Namun demikian, pembelahan sosial akan semakin mudah terjadi jika konflik politik disebabkan oleh adanya dua hal utama yang diperjuangkan oleh kelompok politik berbeda, yakni (1) nilai-nilai yang bebeda (incompatible values) dan (2) tujuan yang berbeda (incompatible objectives).
Nilai-nilai (values) merupakan prinsip-prinsip sosial, tujuan, dan standar-standar yang dipegang dalam sebuah budaya yang mempunyai harga secara instrinsik (Hatch, 1997). Dengan kata lain, nilai juga didefinisikan sebagai standar-standar yang digunakan orang untuk memutuskan apa disebut baik, diinginkan, dan menjadi panduan bagi kehidupan sosial (Macionis, 2012). Dalam politik, perbedaan nilai-nilai (incompatible values) yang digunakan oleh partai politik atau kelompok-kelompok yang berafiliasi pada kekuatan politik tertentu, bisa dimaknai sebagai perbedaan ideologi.

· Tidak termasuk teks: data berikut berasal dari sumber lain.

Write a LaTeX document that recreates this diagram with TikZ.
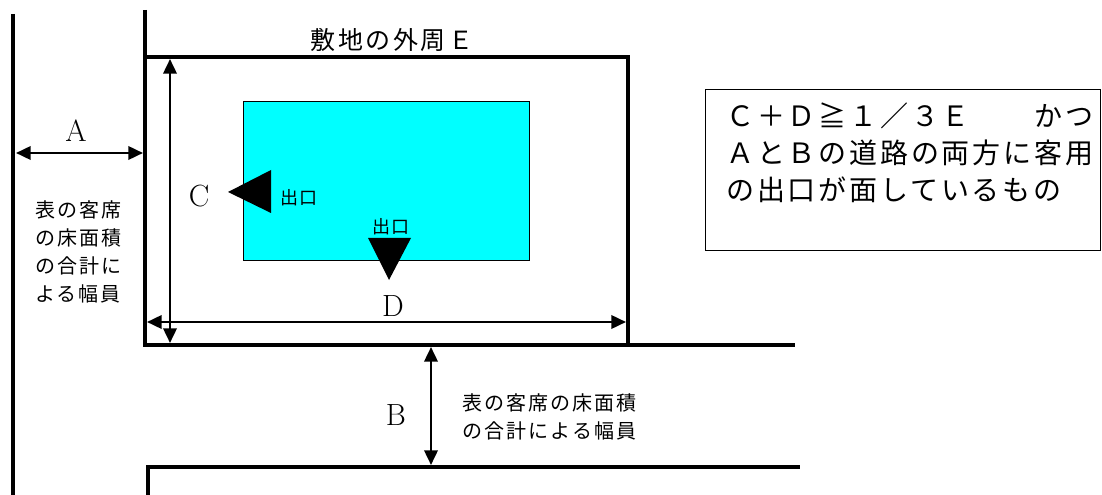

Ideologi dimaknai sebagai sebuah sistem ide yang dikonstruksikan berdasarkan nilai-nilai tertentu dalam masyarakat. Perbedaan ideologi ini secara langsung berpengaruh pada perbedaan dalam mencapai tujuan (objectives) terhadap masyarakat yang dicita-citakan. Di titik inilah, konflik politik menjadi perhatian kita semua.
Namun demikian, sistem demokrasi memberi ruang pada masyarakat untuk mengelola konflik politik ini secara lebih baik. Dalam demokrasi, konflik-konflik politik ini dilembagakan dalam institusi-institusi demokrasi, terutama lembaga perwakilan rakyat (DPR dan DPD). Dalam lembaga perwakilan inilah, semua dinamika tentang konflik politik yang berkaitan dengan perbedaan ideologi dan tujuan, dapat diperdebatkan secara leluasa oleh para wakil rakyat.
Apakah dengan demikian, pembelahan sosial di dalam masyarakat selesai? Tentu tidak! Hal inilah yang akan saya kaji dalam sejumlah tulisan selanjutnya, bagaimana konflik politik dan pembelahan sosial terjadi sejak Orde Lama sampai saat ini, dengan menggunakan kerangka teori konflik sosial yang sudah dibahas dalam tulisan ini. Kajian historis ini menjadi penting karena konflik-konflik politik yang terjadi saat ini, dapat kita lacak secara historis, sejak era awal kemerdekaan Indonesia.